Dataset records start
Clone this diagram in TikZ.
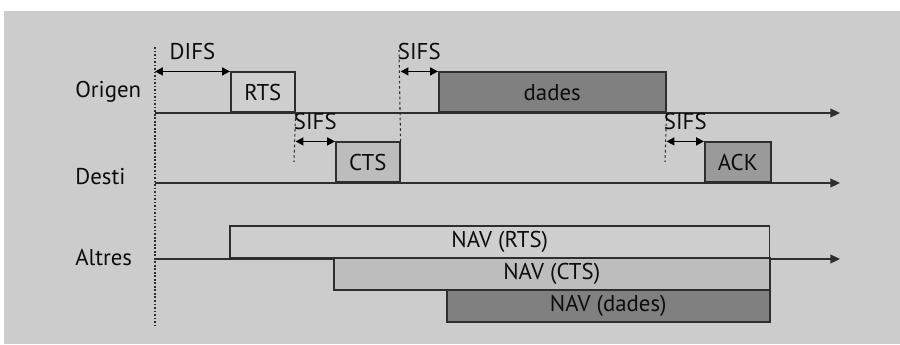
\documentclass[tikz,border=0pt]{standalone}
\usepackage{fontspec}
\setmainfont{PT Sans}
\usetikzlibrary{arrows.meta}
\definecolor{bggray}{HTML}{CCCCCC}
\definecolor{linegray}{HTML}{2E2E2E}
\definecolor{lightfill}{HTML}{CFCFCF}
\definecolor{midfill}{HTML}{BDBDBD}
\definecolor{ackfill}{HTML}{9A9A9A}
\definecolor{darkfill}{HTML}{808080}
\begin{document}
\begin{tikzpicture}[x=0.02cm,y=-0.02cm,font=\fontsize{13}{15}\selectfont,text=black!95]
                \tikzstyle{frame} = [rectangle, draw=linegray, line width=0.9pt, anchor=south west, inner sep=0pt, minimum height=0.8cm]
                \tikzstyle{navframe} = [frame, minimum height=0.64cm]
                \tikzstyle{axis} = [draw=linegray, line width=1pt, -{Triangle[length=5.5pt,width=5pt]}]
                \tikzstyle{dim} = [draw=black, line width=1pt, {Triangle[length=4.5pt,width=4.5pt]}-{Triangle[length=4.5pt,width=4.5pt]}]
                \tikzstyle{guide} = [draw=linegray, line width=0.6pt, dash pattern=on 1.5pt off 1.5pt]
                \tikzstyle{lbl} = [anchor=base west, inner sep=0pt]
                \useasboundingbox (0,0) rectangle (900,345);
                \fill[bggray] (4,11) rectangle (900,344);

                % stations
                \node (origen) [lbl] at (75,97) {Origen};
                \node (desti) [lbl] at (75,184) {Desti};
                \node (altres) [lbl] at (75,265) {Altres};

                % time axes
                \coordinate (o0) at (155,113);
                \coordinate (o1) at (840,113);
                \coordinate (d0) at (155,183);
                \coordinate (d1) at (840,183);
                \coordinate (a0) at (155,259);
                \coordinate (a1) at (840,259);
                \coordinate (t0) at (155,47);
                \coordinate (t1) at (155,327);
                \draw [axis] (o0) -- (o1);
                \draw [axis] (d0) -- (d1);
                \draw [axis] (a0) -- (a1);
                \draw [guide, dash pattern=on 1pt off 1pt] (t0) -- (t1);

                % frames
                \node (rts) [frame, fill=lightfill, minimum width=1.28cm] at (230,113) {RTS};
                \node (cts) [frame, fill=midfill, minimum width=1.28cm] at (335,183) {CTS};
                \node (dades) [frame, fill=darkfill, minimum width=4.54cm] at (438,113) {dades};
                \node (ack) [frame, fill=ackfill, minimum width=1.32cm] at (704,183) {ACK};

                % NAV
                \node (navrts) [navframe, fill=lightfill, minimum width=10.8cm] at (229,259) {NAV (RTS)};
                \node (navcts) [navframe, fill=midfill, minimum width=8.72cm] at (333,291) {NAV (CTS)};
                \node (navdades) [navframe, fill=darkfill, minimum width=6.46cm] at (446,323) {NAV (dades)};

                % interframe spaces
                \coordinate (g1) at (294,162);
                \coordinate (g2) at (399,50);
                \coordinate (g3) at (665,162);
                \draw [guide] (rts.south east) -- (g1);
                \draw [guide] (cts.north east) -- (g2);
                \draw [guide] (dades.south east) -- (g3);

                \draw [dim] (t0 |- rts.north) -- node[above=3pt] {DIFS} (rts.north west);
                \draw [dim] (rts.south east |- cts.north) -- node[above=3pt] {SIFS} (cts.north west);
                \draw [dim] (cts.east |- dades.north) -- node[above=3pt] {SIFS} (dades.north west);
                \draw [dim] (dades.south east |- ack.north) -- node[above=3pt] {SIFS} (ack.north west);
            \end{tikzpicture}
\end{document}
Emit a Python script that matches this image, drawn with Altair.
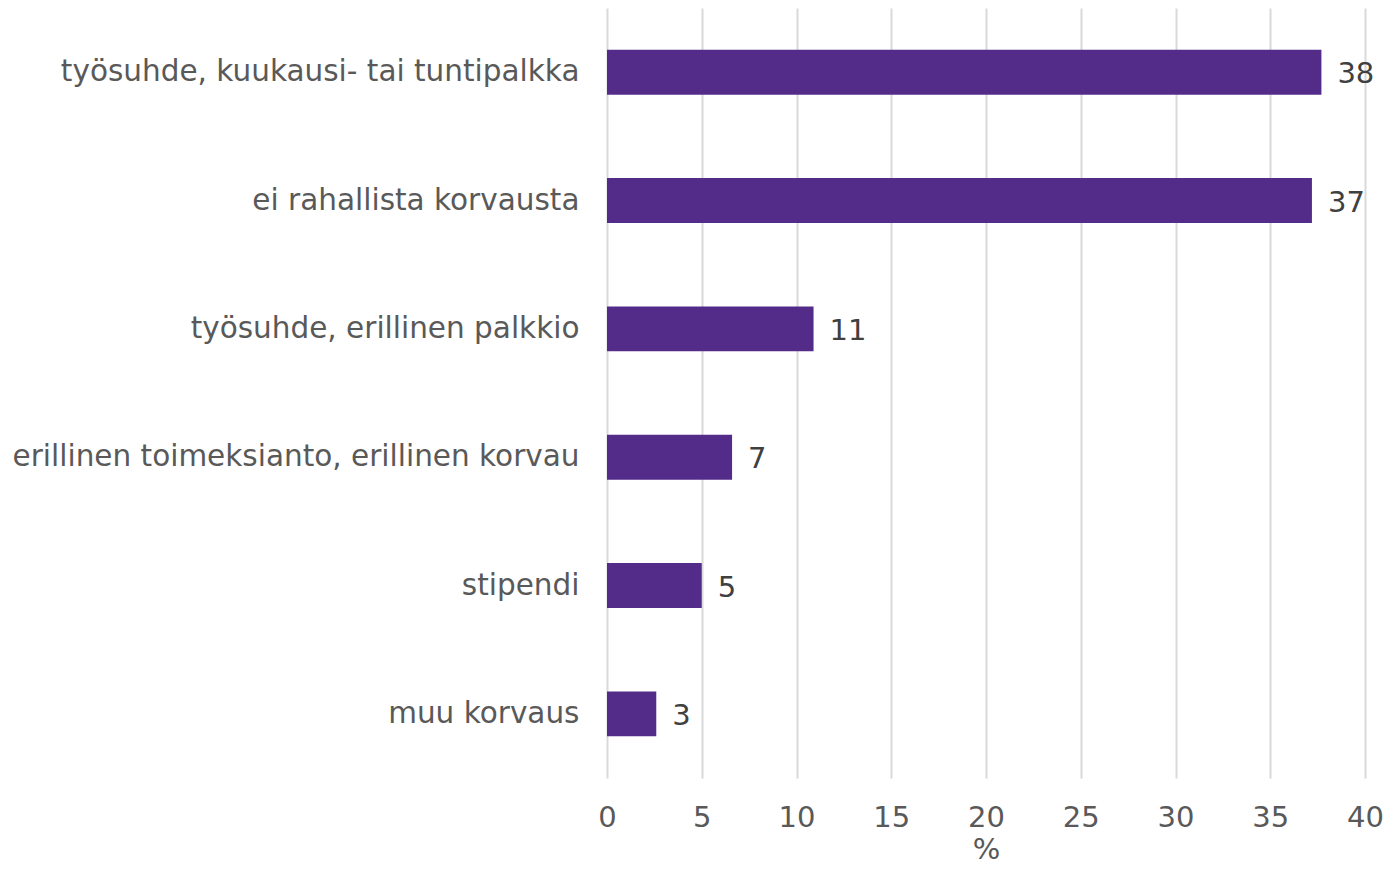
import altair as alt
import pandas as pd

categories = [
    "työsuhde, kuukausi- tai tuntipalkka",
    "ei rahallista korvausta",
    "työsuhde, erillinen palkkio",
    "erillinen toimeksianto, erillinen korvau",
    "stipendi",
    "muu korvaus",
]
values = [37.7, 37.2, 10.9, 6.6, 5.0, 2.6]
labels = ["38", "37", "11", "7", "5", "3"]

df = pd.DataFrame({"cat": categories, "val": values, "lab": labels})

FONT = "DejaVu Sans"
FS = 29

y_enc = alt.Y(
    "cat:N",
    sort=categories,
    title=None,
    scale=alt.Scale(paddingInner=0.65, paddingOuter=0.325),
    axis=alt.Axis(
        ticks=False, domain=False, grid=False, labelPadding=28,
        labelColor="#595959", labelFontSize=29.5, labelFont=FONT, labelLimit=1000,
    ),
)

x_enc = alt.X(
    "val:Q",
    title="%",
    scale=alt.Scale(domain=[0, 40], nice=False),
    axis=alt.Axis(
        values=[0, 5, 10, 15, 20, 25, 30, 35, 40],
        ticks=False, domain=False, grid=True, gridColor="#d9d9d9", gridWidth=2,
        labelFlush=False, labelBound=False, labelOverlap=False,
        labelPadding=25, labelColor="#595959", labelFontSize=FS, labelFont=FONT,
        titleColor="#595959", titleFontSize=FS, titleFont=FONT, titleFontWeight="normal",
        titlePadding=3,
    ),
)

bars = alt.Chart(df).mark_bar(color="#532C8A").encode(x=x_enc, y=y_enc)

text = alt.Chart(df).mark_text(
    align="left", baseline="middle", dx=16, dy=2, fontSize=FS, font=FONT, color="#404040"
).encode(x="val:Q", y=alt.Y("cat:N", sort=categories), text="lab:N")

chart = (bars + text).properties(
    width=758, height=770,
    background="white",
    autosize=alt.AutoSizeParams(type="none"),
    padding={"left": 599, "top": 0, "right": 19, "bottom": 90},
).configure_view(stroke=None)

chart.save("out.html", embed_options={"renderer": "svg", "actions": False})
Dataset records end
● Problem statement
Make a verbatim copy of all the entries and strip out the pictures.

● Reply to the exercise
Clone this diagram in TikZ.
\documentclass[tikz,border=0pt]{standalone}
\usepackage{fontspec}
\setmainfont{PT Sans}
\usetikzlibrary{arrows.meta}
\definecolor{bggray}{HTML}{CCCCCC}
\definecolor{linegray}{HTML}{2E2E2E}
\definecolor{lightfill}{HTML}{CFCFCF}
\definecolor{midfill}{HTML}{BDBDBD}
\definecolor{ackfill}{HTML}{9A9A9A}
\definecolor{darkfill}{HTML}{808080}
\begin{document}
\begin{tikzpicture}[x=0.02cm,y=-0.02cm,font=\fontsize{13}{15}\selectfont,text=black!95]
                \tikzstyle{frame} = [rectangle, draw=linegray, line width=0.9pt, anchor=south west, inner sep=0pt, minimum height=0.8cm]
                \tikzstyle{navframe} = [frame, minimum height=0.64cm]
                \tikzstyle{axis} = [draw=linegray, line width=1pt, -{Triangle[length=5.5pt,width=5pt]}]
                \tikzstyle{dim} = [draw=black, line width=1pt, {Triangle[length=4.5pt,width=4.5pt]}-{Triangle[length=4.5pt,width=4.5pt]}]
                \tikzstyle{guide} = [draw=linegray, line width=0.6pt, dash pattern=on 1.5pt off 1.5pt]
                \tikzstyle{lbl} = [anchor=base west, inner sep=0pt]
                \useasboundingbox (0,0) rectangle (900,345);
                \fill[bggray] (4,11) rectangle (900,344);

                % stations
                \node (origen) [lbl] at (75,97) {Origen};
                \node (desti) [lbl] at (75,184) {Desti};
                \node (altres) [lbl] at (75,265) {Altres};

                % time axes
                \coordinate (o0) at (155,113);
                \coordinate (o1) at (840,113);
                \coordinate (d0) at (155,183);
                \coordinate (d1) at (840,183);
                \coordinate (a0) at (155,259);
                \coordinate (a1) at (840,259);
                \coordinate (t0) at (155,47);
                \coordinate (t1) at (155,327);
                \draw [axis] (o0) -- (o1);
                \draw [axis] (d0) -- (d1);
                \draw [axis] (a0) -- (a1);
                \draw [guide, dash pattern=on 1pt off 1pt] (t0) -- (t1);

                % frames
                \node (rts) [frame, fill=lightfill, minimum width=1.28cm] at (230,113) {RTS};
                \node (cts) [frame, fill=midfill, minimum width=1.28cm] at (335,183) {CTS};
                \node (dades) [frame, fill=darkfill, minimum width=4.54cm] at (438,113) {dades};
                \node (ack) [frame, fill=ackfill, minimum width=1.32cm] at (704,183) {ACK};

                % NAV
                \node (navrts) [navframe, fill=lightfill, minimum width=10.8cm] at (229,259) {NAV (RTS)};
                \node (navcts) [navframe, fill=midfill, minimum width=8.72cm] at (333,291) {NAV (CTS)};
                \node (navdades) [navframe, fill=darkfill, minimum width=6.46cm] at (446,323) {NAV (dades)};

                % interframe spaces
                \coordinate (g1) at (294,162);
                \coordinate (g2) at (399,50);
                \coordinate (g3) at (665,162);
                \draw [guide] (rts.south east) -- (g1);
                \draw [guide] (cts.north east) -- (g2);
                \draw [guide] (dades.south east) -- (g3);

                \draw [dim] (t0 |- rts.north) -- node[above=3pt] {DIFS} (rts.north west);
                \draw [dim] (rts.south east |- cts.north) -- node[above=3pt] {SIFS} (cts.north west);
                \draw [dim] (cts.east |- dades.north) -- node[above=3pt] {SIFS} (dades.north west);
                \draw [dim] (dades.south east |- ack.north) -- node[above=3pt] {SIFS} (ack.north west);
            \end{tikzpicture}
\end{document}
Emit a Python script that matches this image, drawn with Altair.
import altair as alt
import pandas as pd

categories = [
    "työsuhde, kuukausi- tai tuntipalkka",
    "ei rahallista korvausta",
    "työsuhde, erillinen palkkio",
    "erillinen toimeksianto, erillinen korvau",
    "stipendi",
    "muu korvaus",
]
values = [37.7, 37.2, 10.9, 6.6, 5.0, 2.6]
labels = ["38", "37", "11", "7", "5", "3"]

df = pd.DataFrame({"cat": categories, "val": values, "lab": labels})

FONT = "DejaVu Sans"
FS = 29

y_enc = alt.Y(
    "cat:N",
    sort=categories,
    title=None,
    scale=alt.Scale(paddingInner=0.65, paddingOuter=0.325),
    axis=alt.Axis(
        ticks=False, domain=False, grid=False, labelPadding=28,
        labelColor="#595959", labelFontSize=29.5, labelFont=FONT, labelLimit=1000,
    ),
)

x_enc = alt.X(
    "val:Q",
    title="%",
    scale=alt.Scale(domain=[0, 40], nice=False),
    axis=alt.Axis(
        values=[0, 5, 10, 15, 20, 25, 30, 35, 40],
        ticks=False, domain=False, grid=True, gridColor="#d9d9d9", gridWidth=2,
        labelFlush=False, labelBound=False, labelOverlap=False,
        labelPadding=25, labelColor="#595959", labelFontSize=FS, labelFont=FONT,
        titleColor="#595959", titleFontSize=FS, titleFont=FONT, titleFontWeight="normal",
        titlePadding=3,
    ),
)

bars = alt.Chart(df).mark_bar(color="#532C8A").encode(x=x_enc, y=y_enc)

text = alt.Chart(df).mark_text(
    align="left", baseline="middle", dx=16, dy=2, fontSize=FS, font=FONT, color="#404040"
).encode(x="val:Q", y=alt.Y("cat:N", sort=categories), text="lab:N")

chart = (bars + text).properties(
    width=758, height=770,
    background="white",
    autosize=alt.AutoSizeParams(type="none"),
    padding={"left": 599, "top": 0, "right": 19, "bottom": 90},
).configure_view(stroke=None)

chart.save("out.html", embed_options={"renderer": "svg", "actions": False})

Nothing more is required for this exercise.